╔══
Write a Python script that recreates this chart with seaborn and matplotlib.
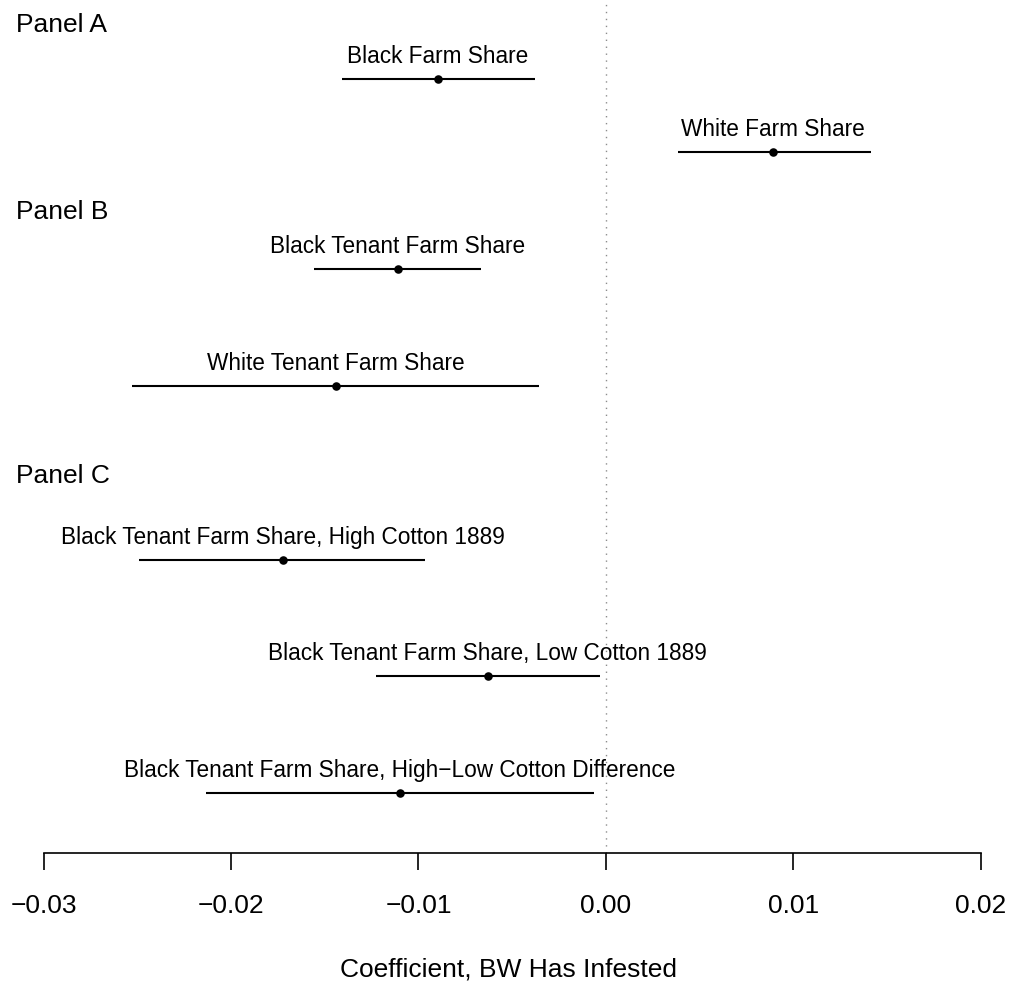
import matplotlib
matplotlib.use("Agg")
import matplotlib.pyplot as plt
import matplotlib.transforms as mtransforms
import seaborn as sns
import pandas as pd

# ---- data ----
labels = [
    "Black Farm Share",
    "White Farm Share",
    "Black Tenant Farm Share",
    "White Tenant Farm Share",
    "Black Tenant Farm Share, High Cotton 1889",
    "Black Tenant Farm Share, Low Cotton 1889",
    "Black Tenant Farm Share, High\u2212Low Cotton Difference",
]
coef = [-0.00896, 0.00890, -0.01110, -0.01440, -0.01725, -0.00630, -0.01098]
ci_low = [-0.01407, 0.00384, -0.01555, -0.02527, -0.02489, -0.01226, -0.02132]
ci_high = [-0.00378, 0.01413, -0.00666, -0.00357, -0.00965, -0.00032, -0.00064]
row_pos = [0.68, 1.305, 2.31, 3.315, 4.805, 5.80, 6.805]

panel_names = ["Panel A", "Panel B", "Panel C"]
panel_pos = [0.275, 1.88, 4.146]

x_ticks = [-0.03, -0.02, -0.01, 0.00, 0.01, 0.02]
x_tick_labels = ["\u22120.03", "\u22120.02", "\u22120.01", "0.00", "0.01", "0.02"]
x_label = "Coefficient, BW Has Infested"

df = pd.DataFrame({"label": labels, "coef": coef, "lo": ci_low, "hi": ci_high, "row": row_pos})

# ---- style ----
sns.set_theme(style="white")
plt.rcParams["font.family"] = ["Liberation Sans", "DejaVu Sans"]
plt.rcParams["text.color"] = "black"
plt.rcParams["xtick.color"] = "black"
plt.rcParams["axes.labelcolor"] = "black"

W, H = 1016, 984
fig = plt.figure(figsize=(W / 100, H / 100), dpi=100)
ax = fig.add_axes([0, 131 / H, 1, 853 / H])

px_per_unit = 18740.0
xmin = -0.03 - 43.7 / px_per_unit
xmax = xmin + W / px_per_unit
ax.set_xlim(xmin, xmax)
ax.set_ylim(853 / 116.5, 0)

# reference line at zero
ax.axvline(0, color="#8c8c8c", lw=1.0, ls=(0, (1, 4)), zorder=1)

# confidence intervals
ax.hlines(df["row"], df["lo"], df["hi"], color="black", lw=1.5, zorder=2)
# point estimates
sns.scatterplot(data=df, x="coef", y="row", ax=ax, color="black", s=38,
                edgecolor="black", linewidth=0, zorder=3, legend=False)

for _, r in df.iterrows():
    ax.annotate(r["label"], (r["coef"], r["row"]), xytext=(0, 11.5),
                textcoords="offset points", ha="center", va="baseline",
                fontsize=16.3, color="black")

trans = mtransforms.blended_transform_factory(ax.transAxes, ax.transData)
for name, p in zip(panel_names, panel_pos):
    ax.text(16 / W, p, name, transform=trans, ha="left", va="baseline",
            fontsize=19, color="black")

# axes styling
for s in ["left", "right", "top"]:
    ax.spines[s].set_visible(False)
ax.spines["bottom"].set_bounds(-0.03, 0.02)
ax.spines["bottom"].set_linewidth(1.2)
ax.spines["bottom"].set_color("black")
ax.set_yticks([])
ax.set_xticks(x_ticks)
ax.set_xticklabels(x_tick_labels, fontsize=19, color="black")
ax.tick_params(axis="x", direction="out", length=12.5, width=1.2, color="black",
               labelcolor="black", pad=17, bottom=True)
ax.set_xlabel("")
ax.set_ylabel("")

fig.text(0.5, 1 - 977 / H, x_label, ha="center", va="baseline", fontsize=19,
         color="black")

fig.savefig("out.png", dpi=100, facecolor="white")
╚══
_What needs to be done_
Give the material again exactly as it is, but keep the pictures out.

_Result of the exercise_
Write a Python script that recreates this chart with seaborn and matplotlib.
import matplotlib
matplotlib.use("Agg")
import matplotlib.pyplot as plt
import matplotlib.transforms as mtransforms
import seaborn as sns
import pandas as pd

# ---- data ----
labels = [
    "Black Farm Share",
    "White Farm Share",
    "Black Tenant Farm Share",
    "White Tenant Farm Share",
    "Black Tenant Farm Share, High Cotton 1889",
    "Black Tenant Farm Share, Low Cotton 1889",
    "Black Tenant Farm Share, High\u2212Low Cotton Difference",
]
coef = [-0.00896, 0.00890, -0.01110, -0.01440, -0.01725, -0.00630, -0.01098]
ci_low = [-0.01407, 0.00384, -0.01555, -0.02527, -0.02489, -0.01226, -0.02132]
ci_high = [-0.00378, 0.01413, -0.00666, -0.00357, -0.00965, -0.00032, -0.00064]
row_pos = [0.68, 1.305, 2.31, 3.315, 4.805, 5.80, 6.805]

panel_names = ["Panel A", "Panel B", "Panel C"]
panel_pos = [0.275, 1.88, 4.146]

x_ticks = [-0.03, -0.02, -0.01, 0.00, 0.01, 0.02]
x_tick_labels = ["\u22120.03", "\u22120.02", "\u22120.01", "0.00", "0.01", "0.02"]
x_label = "Coefficient, BW Has Infested"

df = pd.DataFrame({"label": labels, "coef": coef, "lo": ci_low, "hi": ci_high, "row": row_pos})

# ---- style ----
sns.set_theme(style="white")
plt.rcParams["font.family"] = ["Liberation Sans", "DejaVu Sans"]
plt.rcParams["text.color"] = "black"
plt.rcParams["xtick.color"] = "black"
plt.rcParams["axes.labelcolor"] = "black"

W, H = 1016, 984
fig = plt.figure(figsize=(W / 100, H / 100), dpi=100)
ax = fig.add_axes([0, 131 / H, 1, 853 / H])

px_per_unit = 18740.0
xmin = -0.03 - 43.7 / px_per_unit
xmax = xmin + W / px_per_unit
ax.set_xlim(xmin, xmax)
ax.set_ylim(853 / 116.5, 0)

# reference line at zero
ax.axvline(0, color="#8c8c8c", lw=1.0, ls=(0, (1, 4)), zorder=1)

# confidence intervals
ax.hlines(df["row"], df["lo"], df["hi"], color="black", lw=1.5, zorder=2)
# point estimates
sns.scatterplot(data=df, x="coef", y="row", ax=ax, color="black", s=38,
                edgecolor="black", linewidth=0, zorder=3, legend=False)

for _, r in df.iterrows():
    ax.annotate(r["label"], (r["coef"], r["row"]), xytext=(0, 11.5),
                textcoords="offset points", ha="center", va="baseline",
                fontsize=16.3, color="black")

trans = mtransforms.blended_transform_factory(ax.transAxes, ax.transData)
for name, p in zip(panel_names, panel_pos):
    ax.text(16 / W, p, name, transform=trans, ha="left", va="baseline",
            fontsize=19, color="black")

# axes styling
for s in ["left", "right", "top"]:
    ax.spines[s].set_visible(False)
ax.spines["bottom"].set_bounds(-0.03, 0.02)
ax.spines["bottom"].set_linewidth(1.2)
ax.spines["bottom"].set_color("black")
ax.set_yticks([])
ax.set_xticks(x_ticks)
ax.set_xticklabels(x_tick_labels, fontsize=19, color="black")
ax.tick_params(axis="x", direction="out", length=12.5, width=1.2, color="black",
               labelcolor="black", pad=17, bottom=True)
ax.set_xlabel("")
ax.set_ylabel("")

fig.text(0.5, 1 - 977 / H, x_label, ha="center", va="baseline", fontsize=19,
         color="black")

fig.savefig("out.png", dpi=100, facecolor="white")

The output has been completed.